The cast also includes cameos by David Cross, Paul Bartel, Mink Stole, Jennifer Coolidge, and Will Ferrell, in his film debut. The film premiered on Showtime as the tenth episode of Roger Corman Presents, a series of made-for-cable films produced by Corman.

==Plot==
At a Los Angeles coffee house called the Jabberjaw, several performance artists vie for the attention of Generation X hipsters, including Maxwell, a poet who declares that "life is nothing but a homeless traveler on the RTD of art", Mayolia, who performs monologues holding a toy monkey, Cuff and Link, a pair of sarcastic photographers who intentionally run over animals and photograph the road kill, and "Stupid Girl", who strips nude on stage while playing cello. Other regular attendants at the cafe include an older rich couple looking for art by new talent, and Lou, an undercover cop trying to bust heroin dealers operating in the cafe.

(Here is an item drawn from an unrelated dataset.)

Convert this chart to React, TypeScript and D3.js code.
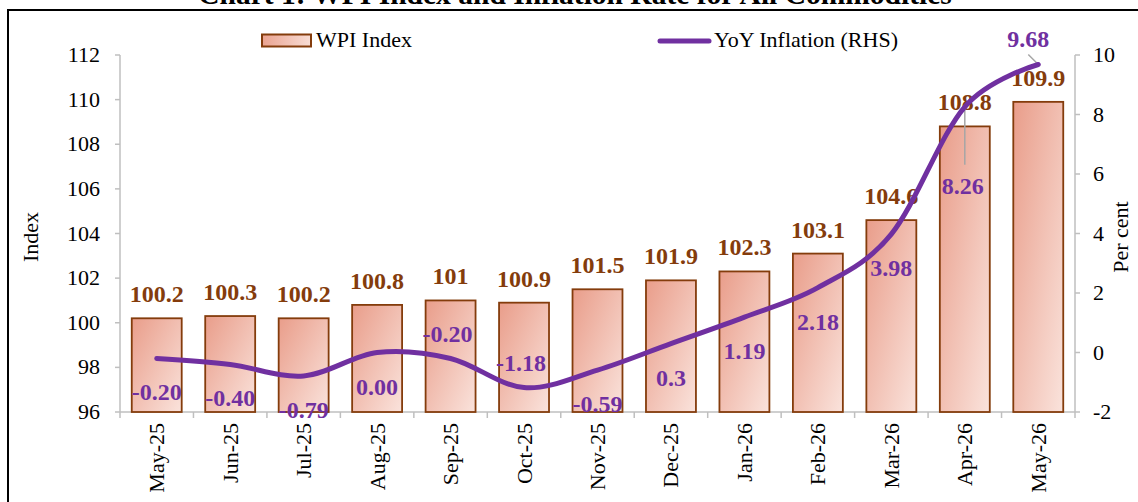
import React from "react";
import * as d3 from "d3";

const categories = ["May-25","Jun-25","Jul-25","Aug-25","Sep-25","Oct-25","Nov-25","Dec-25","Jan-26","Feb-26","Mar-26","Apr-26","May-26"];
const wpiIndex = [100.2,100.3,100.2,100.8,101,100.9,101.5,101.9,102.3,103.1,104.6,108.8,109.9];
const inflation = [-0.2,-0.4,-0.79,0.0,-0.2,-1.18,-0.59,0.3,1.19,2.18,3.98,8.26,9.68];
const inflationLabels = ["-0.20","-0.40","-0.79","0.00","-0.20","-1.18","-0.59","0.3","1.19","2.18","3.98","8.26","9.68"];
const leftTicks = [96,98,100,102,104,106,108,110,112];
const rightTicks = [-2,0,2,4,6,8,10];

// label placement (layout, not data): [dx, dy-to-baseline]
const lineLabelOffsets: [number, number][] = [
  [0,42],[0,42],[0,42],[0,42],[-3,-16],[-3,-17],[0,42],[0,42],[0,42],[0,42],[0,42],[-2,87],[-10,-18],
];

const W = 1138, H = 502;
const FONT = "'Liberation Serif', 'Times New Roman', serif";
const BROWN = "#843C0C";
const PURPLE = "#7030A0";
const AXIS = "#BFBFBF";

export default function App() {
  const x0 = 120, x1 = 1075, yTop = 55, yBot = 412;
  const x = d3.scaleBand<string>().domain(categories).range([x0, x1]).padding(0);
  const yL = d3.scaleLinear().domain([96, 112]).range([yBot, yTop]);
  const yR = d3.scaleLinear().domain([-2, 10]).range([yBot, yTop]);
  const step = x.step();
  const bw = step * 0.68;
  const cx = (c: string) => (x(c) as number) + step / 2;

  const line = d3.line<number>()
    .x((_, i) => cx(categories[i]))
    .y((d) => yR(d))
    .curve(d3.curveCatmullRom.alpha(0));

  const boundaries = d3.range(categories.length + 1).map((i) => x0 + i * step);

  return (
    <svg width={W} height={H} style={{ position: "absolute", left: 0, top: 0, background: "#fff" }} fontFamily={FONT}>
      <defs>
        <linearGradient id="barGrad" x1="0" y1="0" x2="1" y2="1">
          <stop offset="0" stopColor="#E99D8A" />
          <stop offset="1" stopColor="#FAE3DC" />
        </linearGradient>
        <linearGradient id="legGrad" x1="0" y1="0" x2="1" y2="0">
          <stop offset="0" stopColor="#EBA391" />
          <stop offset="1" stopColor="#F8DDD5" />
        </linearGradient>
      </defs>
      <rect x={0} y={0} width={W} height={H} fill="#fff" />
      {/* title (cut off at top) */}
      <text x={575} y={4} textAnchor="middle" fontWeight="bold" fontSize={29.5} fill="#000">
        Chart 1: WPI Index and Inflation Rate for All Commodities
      </text>
      {/* frame */}
      <rect x={8} y={10} width={W + 10} height={H + 10} fill="none" stroke="#000" strokeWidth={2} />

      {/* legend */}
      <rect x={262} y={34.5} width={49} height={12} fill="url(#legGrad)" stroke={BROWN} strokeWidth={2} />
      <text x={316} y={47} fontSize={22} fill="#000">WPI Index</text>
      <line x1={660} x2={709} y1={41} y2={41} stroke={PURPLE} strokeWidth={5} strokeLinecap="round" />
      <text x={714} y={47} fontSize={22} fill="#000">YoY Inflation (RHS)</text>

      {/* left axis */}
      <line x1={x0} x2={x0} y1={yTop} y2={yBot} stroke={AXIS} strokeWidth={1.5} />
      {leftTicks.map((t) => (
        <g key={"l" + t}>
          <line x1={x0 - 5} x2={x0} y1={yL(t)} y2={yL(t)} stroke={AXIS} strokeWidth={1.5} />
          <text x={100} y={yL(t) + 7} textAnchor="end" fontSize={22} fill="#000">{t}</text>
        </g>
      ))}
      <text transform={`translate(38,237) rotate(-90)`} textAnchor="middle" fontSize={22} fill="#000">Index</text>

      {/* right axis */}
      <line x1={x1} x2={x1} y1={yTop} y2={yBot} stroke={AXIS} strokeWidth={1.5} />
      {rightTicks.map((t) => (
        <g key={"r" + t}>
          <line x1={x1} x2={x1 + 5} y1={yR(t)} y2={yR(t)} stroke={AXIS} strokeWidth={1.5} />
          <text x={1093} y={yR(t) + 7} textAnchor="start" fontSize={22} fill="#000">{t}</text>
        </g>
      ))}
      <text transform={`translate(1128,237) rotate(-90)`} textAnchor="middle" fontSize={22} fill="#000">Per cent</text>

      {/* x axis */}
      <line x1={x0} x2={x1} y1={yBot} y2={yBot} stroke={AXIS} strokeWidth={1.5} />
      {boundaries.map((b, i) => (
        <line key={"xt" + i} x1={b} x2={b} y1={yBot} y2={yBot + 6} stroke={AXIS} strokeWidth={1.5} />
      ))}
      {categories.map((c) => (
        <text key={"xl" + c} transform={`translate(${cx(c) + 7.5},${yBot + 11}) rotate(-90)`} textAnchor="end" fontSize={22} fill="#000">{c}</text>
      ))}

      {/* bars */}
      {categories.map((c, i) => (
        <rect key={"b" + c} x={cx(c) - bw / 2} y={yL(wpiIndex[i])} width={bw} height={yBot - yL(wpiIndex[i])}
          fill="url(#barGrad)" stroke={BROWN} strokeWidth={1.8} />
      ))}
      {categories.map((c, i) => (
        <text key={"bl" + c} x={cx(c)} y={yL(wpiIndex[i]) - 16} textAnchor="middle" fontWeight="bold" fontSize={24} fill={BROWN}>
          {String(wpiIndex[i])}
        </text>
      ))}

      {/* leader lines */}
      {(() => {
        const iA = 11, iM = 12;
        const pA = [cx(categories[iA]), yR(inflation[iA])];
        const bA = yR(inflation[iA]) + lineLabelOffsets[iA][1];
        const pM = [cx(categories[iM]), yR(inflation[iM])];
        const bM = yR(inflation[iM]) + lineLabelOffsets[iM][1];
        return (
          <g stroke="#A6A6A6" strokeWidth={1.5}>
            <line x1={pA[0]} y1={pA[1]} x2={pA[0]} y2={bA - 29} />
            <line x1={pM[0] - 10} y1={bM + 8} x2={pM[0]} y2={pM[1]} />
          </g>
        );
      })()}

      {/* inflation line */}
      <path d={line(inflation) || ""} fill="none" stroke={PURPLE} strokeWidth={5} strokeLinecap="round" />

      {categories.map((c, i) => (
        <text key={"ll" + c} x={cx(c) + lineLabelOffsets[i][0]} y={yR(inflation[i]) + lineLabelOffsets[i][1]}
          textAnchor="middle" fontWeight="bold" fontSize={24} fill={PURPLE}>
          {inflationLabels[i]}
        </text>
      ))}
    </svg>
  );
}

Working for Leonard are busboy Walter and Italian hostess Carla. To impress Carla, who he has a crush on, Walter tries to produce a clay sculpture of her face, but is unsuccessful due to his lack of talent. He hears his landlady's cat Frankie in the wall, discovering that the animal had been mistakenly plastered into the wall, and attempts to cut it out with a knife, but accidentally kills it.

The next morning, Walter decides to cover up the dead animal with plaster and presents it as a "thing I made" called Dead Cat. The regulars and other artists love the "sculpture", and Mayolia gives Walter a necklace containing a nickel bag of heroin, leading Lou to follow Walter back to his apartment and confront him about it, which ends with Walter killing Lou with his frying pan, later deciding to hide the body in plaster and call it "Murdered Man". Leonard, having discovered the dead animal in Walter's first "statue", initially tries to call the police upon hearing about "Murdered Man", but covers up the murder, when a customer offers Leonard a large amount of money for "Dead Cat". At a party for Walter, Alice, who had not been aware of Walter's popularity, insults him, but agrees to pose for his nude statue. At his apartment, Alice taunts Walter, suggesting he is a virgin, and he strangles her to death.

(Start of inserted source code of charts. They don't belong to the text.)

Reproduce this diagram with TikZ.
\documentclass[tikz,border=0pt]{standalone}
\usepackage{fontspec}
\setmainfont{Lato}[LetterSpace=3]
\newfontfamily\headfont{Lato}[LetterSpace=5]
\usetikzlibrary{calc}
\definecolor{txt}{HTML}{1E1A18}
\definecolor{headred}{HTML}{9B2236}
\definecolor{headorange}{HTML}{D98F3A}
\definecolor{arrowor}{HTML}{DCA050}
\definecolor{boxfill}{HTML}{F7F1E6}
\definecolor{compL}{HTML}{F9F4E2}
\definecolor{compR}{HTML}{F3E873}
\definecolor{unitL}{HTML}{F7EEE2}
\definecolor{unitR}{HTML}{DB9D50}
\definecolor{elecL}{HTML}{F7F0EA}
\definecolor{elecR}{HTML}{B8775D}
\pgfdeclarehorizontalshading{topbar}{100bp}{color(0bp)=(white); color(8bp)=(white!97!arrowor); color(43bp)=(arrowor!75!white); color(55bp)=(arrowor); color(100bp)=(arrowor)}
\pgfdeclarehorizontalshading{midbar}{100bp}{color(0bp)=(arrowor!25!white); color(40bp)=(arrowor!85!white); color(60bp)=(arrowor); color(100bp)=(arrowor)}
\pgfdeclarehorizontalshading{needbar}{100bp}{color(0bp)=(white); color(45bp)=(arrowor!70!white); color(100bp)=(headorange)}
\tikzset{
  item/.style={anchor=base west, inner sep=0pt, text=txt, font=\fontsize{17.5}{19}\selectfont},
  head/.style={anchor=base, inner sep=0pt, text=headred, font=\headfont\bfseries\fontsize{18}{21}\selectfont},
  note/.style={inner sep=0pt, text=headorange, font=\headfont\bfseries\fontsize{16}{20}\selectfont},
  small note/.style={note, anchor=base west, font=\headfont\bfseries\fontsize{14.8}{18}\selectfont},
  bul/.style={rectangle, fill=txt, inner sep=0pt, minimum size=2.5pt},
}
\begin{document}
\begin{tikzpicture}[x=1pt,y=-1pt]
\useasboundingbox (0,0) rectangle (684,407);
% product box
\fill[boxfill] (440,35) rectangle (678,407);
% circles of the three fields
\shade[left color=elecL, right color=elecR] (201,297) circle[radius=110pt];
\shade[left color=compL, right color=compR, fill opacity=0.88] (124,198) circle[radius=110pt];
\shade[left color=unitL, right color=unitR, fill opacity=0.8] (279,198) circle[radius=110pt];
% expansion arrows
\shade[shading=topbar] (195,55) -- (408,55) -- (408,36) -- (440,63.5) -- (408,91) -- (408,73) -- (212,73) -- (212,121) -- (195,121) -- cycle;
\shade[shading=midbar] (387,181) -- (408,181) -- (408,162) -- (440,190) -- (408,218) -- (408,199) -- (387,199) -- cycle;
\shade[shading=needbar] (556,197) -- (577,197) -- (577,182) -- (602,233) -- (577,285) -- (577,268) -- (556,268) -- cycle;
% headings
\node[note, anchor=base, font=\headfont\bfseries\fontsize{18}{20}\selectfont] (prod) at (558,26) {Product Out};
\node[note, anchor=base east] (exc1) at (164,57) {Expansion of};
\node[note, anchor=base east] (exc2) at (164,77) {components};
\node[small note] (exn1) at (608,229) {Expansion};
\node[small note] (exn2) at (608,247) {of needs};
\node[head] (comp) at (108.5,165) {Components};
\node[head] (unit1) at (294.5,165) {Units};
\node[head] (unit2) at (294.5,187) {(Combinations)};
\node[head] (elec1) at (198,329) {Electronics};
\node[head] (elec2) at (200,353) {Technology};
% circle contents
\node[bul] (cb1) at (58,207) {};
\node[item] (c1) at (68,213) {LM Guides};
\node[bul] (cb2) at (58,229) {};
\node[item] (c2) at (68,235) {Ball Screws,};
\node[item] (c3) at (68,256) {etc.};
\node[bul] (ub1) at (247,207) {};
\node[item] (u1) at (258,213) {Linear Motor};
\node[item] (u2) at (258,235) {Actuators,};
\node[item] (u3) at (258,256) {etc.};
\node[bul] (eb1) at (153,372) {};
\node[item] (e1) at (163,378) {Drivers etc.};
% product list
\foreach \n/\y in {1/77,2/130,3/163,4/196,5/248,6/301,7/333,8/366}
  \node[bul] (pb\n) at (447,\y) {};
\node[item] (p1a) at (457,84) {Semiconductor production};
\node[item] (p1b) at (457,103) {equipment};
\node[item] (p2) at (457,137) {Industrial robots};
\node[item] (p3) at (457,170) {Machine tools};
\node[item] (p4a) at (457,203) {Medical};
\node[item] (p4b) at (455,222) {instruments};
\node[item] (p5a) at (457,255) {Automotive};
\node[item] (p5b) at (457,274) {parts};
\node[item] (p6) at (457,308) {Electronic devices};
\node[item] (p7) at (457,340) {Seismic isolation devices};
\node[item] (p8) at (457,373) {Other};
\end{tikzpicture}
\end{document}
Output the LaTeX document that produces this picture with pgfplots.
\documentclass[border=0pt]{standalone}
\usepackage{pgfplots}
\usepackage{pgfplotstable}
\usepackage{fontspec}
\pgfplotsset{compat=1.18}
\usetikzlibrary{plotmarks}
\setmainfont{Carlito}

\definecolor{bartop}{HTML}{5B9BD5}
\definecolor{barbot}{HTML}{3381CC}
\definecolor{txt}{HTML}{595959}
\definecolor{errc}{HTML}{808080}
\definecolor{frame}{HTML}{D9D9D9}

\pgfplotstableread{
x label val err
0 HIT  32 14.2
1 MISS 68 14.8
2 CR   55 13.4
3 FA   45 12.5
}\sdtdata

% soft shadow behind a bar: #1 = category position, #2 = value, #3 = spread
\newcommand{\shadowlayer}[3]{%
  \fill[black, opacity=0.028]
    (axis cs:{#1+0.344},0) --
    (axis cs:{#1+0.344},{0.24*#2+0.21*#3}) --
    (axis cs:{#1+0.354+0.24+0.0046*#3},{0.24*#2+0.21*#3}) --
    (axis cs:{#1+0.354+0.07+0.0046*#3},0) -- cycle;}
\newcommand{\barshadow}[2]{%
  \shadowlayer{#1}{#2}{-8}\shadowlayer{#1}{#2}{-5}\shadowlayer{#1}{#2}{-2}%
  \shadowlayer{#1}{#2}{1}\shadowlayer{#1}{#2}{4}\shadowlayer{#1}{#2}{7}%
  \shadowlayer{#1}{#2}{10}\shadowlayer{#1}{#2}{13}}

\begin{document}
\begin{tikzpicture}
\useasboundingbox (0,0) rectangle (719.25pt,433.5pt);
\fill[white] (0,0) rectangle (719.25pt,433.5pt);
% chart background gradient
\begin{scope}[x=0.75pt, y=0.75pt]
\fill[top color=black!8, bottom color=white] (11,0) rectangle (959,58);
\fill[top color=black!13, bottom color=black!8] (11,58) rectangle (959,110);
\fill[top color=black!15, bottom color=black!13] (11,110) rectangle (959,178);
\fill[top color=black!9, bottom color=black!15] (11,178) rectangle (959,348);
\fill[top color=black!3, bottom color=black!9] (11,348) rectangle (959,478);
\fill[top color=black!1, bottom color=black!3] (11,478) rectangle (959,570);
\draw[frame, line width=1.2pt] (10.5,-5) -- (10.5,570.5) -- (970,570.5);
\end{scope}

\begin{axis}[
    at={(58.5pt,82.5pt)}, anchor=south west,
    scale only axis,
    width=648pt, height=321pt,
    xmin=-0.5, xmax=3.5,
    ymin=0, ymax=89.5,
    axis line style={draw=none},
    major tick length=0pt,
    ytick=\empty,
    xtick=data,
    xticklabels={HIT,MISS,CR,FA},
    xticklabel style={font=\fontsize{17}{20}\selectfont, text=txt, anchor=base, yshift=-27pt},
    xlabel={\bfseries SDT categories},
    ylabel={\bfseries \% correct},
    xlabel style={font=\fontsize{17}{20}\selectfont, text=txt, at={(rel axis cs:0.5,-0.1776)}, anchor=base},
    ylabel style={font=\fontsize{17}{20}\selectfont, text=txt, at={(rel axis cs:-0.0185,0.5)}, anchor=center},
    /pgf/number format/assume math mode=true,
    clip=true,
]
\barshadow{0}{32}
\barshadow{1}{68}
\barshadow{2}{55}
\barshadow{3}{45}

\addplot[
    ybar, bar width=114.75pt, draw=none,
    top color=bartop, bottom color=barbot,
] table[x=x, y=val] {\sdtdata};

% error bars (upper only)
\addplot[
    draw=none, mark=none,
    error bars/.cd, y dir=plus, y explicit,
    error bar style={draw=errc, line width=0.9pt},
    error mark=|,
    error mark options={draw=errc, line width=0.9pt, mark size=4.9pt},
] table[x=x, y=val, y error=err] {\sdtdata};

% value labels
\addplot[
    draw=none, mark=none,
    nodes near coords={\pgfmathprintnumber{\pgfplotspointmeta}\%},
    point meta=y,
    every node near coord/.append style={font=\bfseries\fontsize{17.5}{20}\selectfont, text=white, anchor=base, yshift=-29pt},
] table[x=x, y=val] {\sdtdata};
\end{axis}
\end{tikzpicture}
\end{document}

Walter reveals his true feelings for Carla at an art show, only for her to tell him that she doesn't love him, and he immediately asks her to model for him. However, she discovers Walter's dark nature when she finds Alice's body in the nude "sculpture", and runs away from Walter upon learning that he plans to murder her next. Once art critics begin commenting on the "brilliance" of a "creation within a creation", Lou's police partner breaks apart the "statues", revealing the corpses. The officer, along with Walter's friends, run after Walter and Carla, realizing that the artist is a murderer, and, realizing that he is about to be caught, Walter mixes a new batch of plaster, and the cop breaks down the door, revealing to the group that Walter has spattered his body with plaster and hanged himself. The experience leaves Carla mute, Leonard to burn down the Jabberjaw for insurance money and Maxwell to unsuccessfully imitate Walter's "suicide art", dying in the process. Cuff and Link, who always criticized Walter's art and accused him of fraud, finally become successful artists themselves, and live together as roommates, while Mayolia becomes the host of a successful children's television show.

==Production==
Anthony Michael Hall was cast because of his roles in the Brat Pack films of the 1980s. "That's what people identify him with, for better or worse", said associate producer Darin Spillman. "We were remaking a 1950s film and wanted someone identified with a new generation."

==Reception==
Joe Bob Briggs gave the film four stars, saying, "They hardly changed the flick at all. It's the same goldurn movie." AllMovie's Fred Beldin wrote, "Although executive producer Corman was probably pleased to see his work refashioned with the gratuitous gore and nudity he couldn't use the first time around, Death Artist is fairly pointless."